Happy AT Awareness Day! What’s your favorite AT?
Cameron takes his custom piano AT for a test drive at UATP-Logan.
Ray Emmart, who was then a UATP employee
and who helped with the design, is watching.
We’ve seen the question a lot in social media: What’s your favorite assistive technology?
Our coordinators often customize the solutions they create, and their answers were just as individual as the work they do.
Logan
“One of my favorite AT projects was when we were working with a young man who had low muscle tone,” said UATP Logan Coordinator Dan O’Crowley. In 2019, Cameron Roos traveled from St. George with his father, David, looking for a way for Cameron to keep playing the piano. Cameron had enjoyed making music since he was a child, but his muscular dystrophy was making it much harder to do.

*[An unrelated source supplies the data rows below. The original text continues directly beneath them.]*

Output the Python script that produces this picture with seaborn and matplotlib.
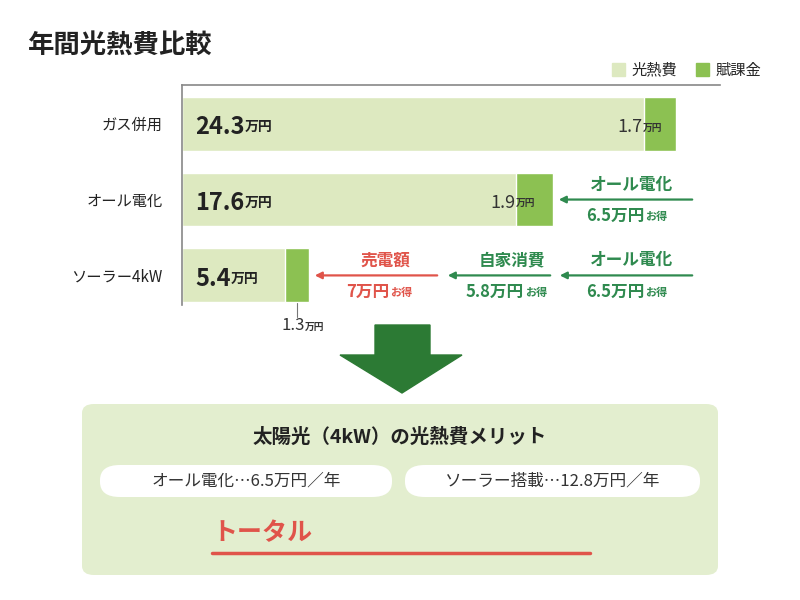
import numpy as np
import pandas as pd
import matplotlib.pyplot as plt
import seaborn as sns
from matplotlib.patches import FancyBboxPatch, Polygon, Patch

sns.set_style("white")
plt.rcParams['font.family'] = ['Noto Sans CJK JP', 'DejaVu Sans']

categories = ['ガス併用', 'オール電化', 'ソーラー4kW']
energy_cost = [24.3, 17.6, 5.4]     # 光熱費 (万円)
levy = [1.7, 1.9, 1.3]              # 賦課金 (万円)
total_label = ['トータル', '19.3', '万円／年 お得']

LIGHT = '#dde9c0'
DARK = '#8cc152'
GREEN = '#2f8a4f'
RED = '#e0544a'
BOX = '#e3eecf'

df = pd.DataFrame({'cat': categories, 'cost': energy_cost, 'levy': levy})
df['total'] = df['cost'] + df['levy']

fig = plt.figure(figsize=(8, 6), dpi=100)
W, H = 800, 600
def fx(px): return px / W
def fy(py): return 1 - py / H

ax = fig.add_axes([fx(182), fy(305), fx(720) - fx(182), (305 - 85) / H])
sns.barplot(data=df, x='total', y='cat', color=DARK, width=0.71, saturation=1, ax=ax)
sns.barplot(data=df, x='cost', y='cat', color=LIGHT, width=0.71, saturation=1, ax=ax)
ax.set_xlim(0, 538 / 19)
ax.set_ylim(2.39, -0.51)
ax.set_xlabel('')
ax.set_ylabel('')
ax.set_xticks([])
for s in ['right', 'bottom']:
    ax.spines[s].set_visible(False)
for s in ['left', 'top']:
    ax.spines[s].set_color('#888888')
    ax.spines[s].set_linewidth(1.2)
ax.tick_params(axis='y', length=0, pad=14)
ax.set_yticks(range(len(categories)))
ax.set_yticklabels(categories, fontsize=11, color='#222222')

for i, (c, l) in enumerate(zip(energy_cost, levy)):
    t = ax.text(0.7, i + 0.05, f'{c}', fontsize=17, fontweight='bold', va='center', color='#222222')
    ax.annotate('万円', xy=(1, 0.22), xycoords=t, fontsize=10, fontweight='bold', va='bottom', color='#222222')
    if i < 2:
        t2 = ax.text(c - 0.05, i + 0.05, f'{l}', fontsize=13, ha='right', va='center', color='#333333')
        ax.annotate('万円', xy=(1.02, 0.22), xycoords=t2, fontsize=7, fontweight='bold', va='bottom', color='#333333')
    else:
        mid = c + l / 2
        ax.plot([mid, mid], [i + 0.36, i + 0.55], color='#777777', lw=0.8, clip_on=False)
        t2 = ax.text(mid - 0.2, i + 0.66, f'{l}', fontsize=12, ha='center', va='center', color='#333333')
        ax.annotate('万円', xy=(1.02, 0.15), xycoords=t2, fontsize=7, fontweight='bold', va='bottom', color='#333333')

def px2x(px): return (px - 182) / 19

def arrow(x0, x1, y, col):
    ax.annotate('', xy=(px2x(x1), y), xytext=(px2x(x0), y),
                arrowprops=dict(arrowstyle='-|>', color=col, lw=1.6, mutation_scale=10),
                annotation_clip=False)

def label(xc, y, top, bottom, col):
    ax.text(px2x(xc), y - 0.2, top, ha='center', va='center', fontsize=12, fontweight='bold', color=col)
    t = ax.text(px2x(xc) - 0.9, y + 0.22, bottom, ha='center', va='center', fontsize=12, fontweight='bold', color=col)
    ax.annotate('お得', xy=(1.02, 0.12), xycoords=t, fontsize=8, fontweight='bold', va='bottom', color=col)

arrow(695, 556, 1, GREEN)
label(632, 1, 'オール電化', '6.5万円', GREEN)
arrow(695, 557, 2, GREEN)
arrow(553, 445, 2, GREEN)
arrow(440, 312, 2, RED)
label(632, 2, 'オール電化', '6.5万円', GREEN)
label(512, 2, '自家消費', '5.8万円', GREEN)
label(385, 2, '売電額', '7万円', RED)

fig.text(fx(28), fy(45), '年間光熱費比較', fontsize=19, fontweight='bold', va='center', color='#222222')
fig.legend(handles=[Patch(color=LIGHT, label='光熱費'), Patch(color=DARK, label='賦課金')],
           loc='center right', bbox_to_anchor=(fx(775), fy(70)), ncol=2, frameon=False,
           fontsize=11, handlelength=0.9, handleheight=0.9, handletextpad=0.4, columnspacing=1.2)

# big down arrow
pts = [(375, 325), (430, 325), (430, 355), (462, 355), (402, 393), (340, 355), (375, 355)]
fig.patches.append(Polygon([(fx(x), fy(y)) for x, y in pts], closed=True,
                           transform=fig.transFigure, color='#2c7a34'))

# summary box
fig.patches.append(FancyBboxPatch((fx(82), fy(575)), fx(636), 171 / H,
                                  boxstyle='round,pad=0,rounding_size=0.015',
                                  transform=fig.transFigure, color=BOX, lw=0))
fig.text(0.5, fy(437), '太陽光（4kW）の光熱費メリット', ha='center', va='center',
         fontsize=14, fontweight='bold', color='#222222')
for x0, x1, txt in [(100, 392, 'オール電化…6.5万円／年'), (405, 700, 'ソーラー搭載…12.8万円／年')]:
    fig.patches.append(FancyBboxPatch((fx(x0), fy(497)), fx(x1 - x0), 32 / H,
                                      boxstyle='round,pad=0,rounding_size=0.025',
                                      transform=fig.transFigure, color='white', lw=0))
    fig.text(fx((x0 + x1) / 2), fy(481), txt, ha='center', va='center', fontsize=12, color='#333333')

t1 = fig.text(fx(212), fy(540), total_label[0], fontsize=18, fontweight='bold', va='baseline', color=RED)
t2 = ax.annotate(total_label[1], xy=(1.02, 0), xycoords=t1, fontsize=31, fontweight='bold',
                 va='baseline', color=RED, annotation_clip=False)
ax.annotate(total_label[2], xy=(1.02, 0), xycoords=t2, fontsize=18, fontweight='bold',
            va='baseline', color=RED, annotation_clip=False)
fig.add_artist(plt.Line2D([fx(212), fx(590)], [fy(553), fy(553)], color=RED, lw=2.5))

fig.savefig('out.png', dpi=100)
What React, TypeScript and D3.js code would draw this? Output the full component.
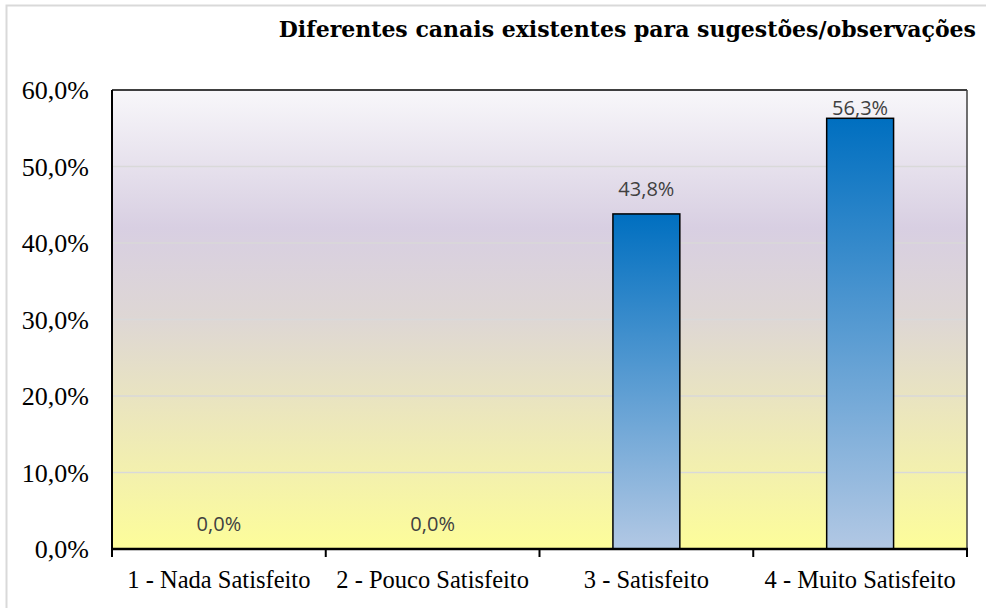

The family had been online, looking for a device that would support his wrists and help him move his arms up and down the keyboard. “There doesn’t seem to be a lot out there, but the one we did find was around $2000, and we just kind of gave up," David said. "We just didn’t have the budget at the time.”
UATP staff created a device from a sliding door track and rollers, some plywood and some pipe insulation. They created sliding carts to support Cameron’s wrists. “We were able to use something in industry, and use it for something that was totally different,” said O’Crowley. The project stood out to him because UATP was using products that were readily available. “Finding items and repurposing them for assistive technology is a win-win.”
The Roos family took the device home for the cost of materials.
“He brought it home and played with it,” David said in an interview nearly two years later. “It’s been wonderful for him to take the pressure off his arms and use it periodically. … It was a very creative solution.”
Uintah Basin
UATP Uintah Basin Coordinator Cameron Cressall has a hard time picking a favorite. “I really, really enjoy working with kids,” he said. “My reward is seeing their lives change, seeing them grow and develop, and with kids, they don’t hide it. That’s very rewarding.”
But one other project stands out in his mind: the time he used an old deer antler to create a new joystick for Montana Filmore, a client whose wheelchair joystick had been giving him a lot of trouble. The customized adaption solved some problems: more height meant he wasn’t accidentally hitting the wrong buttons. His chair was easier to maneuver. And the antler joystick had something the off-the-shelf one didn’t have: Western style.
“It was not only something that did what it was supposed to do, but he was proud of it. It was really simple but it had a lot of meaning,” Cressall said.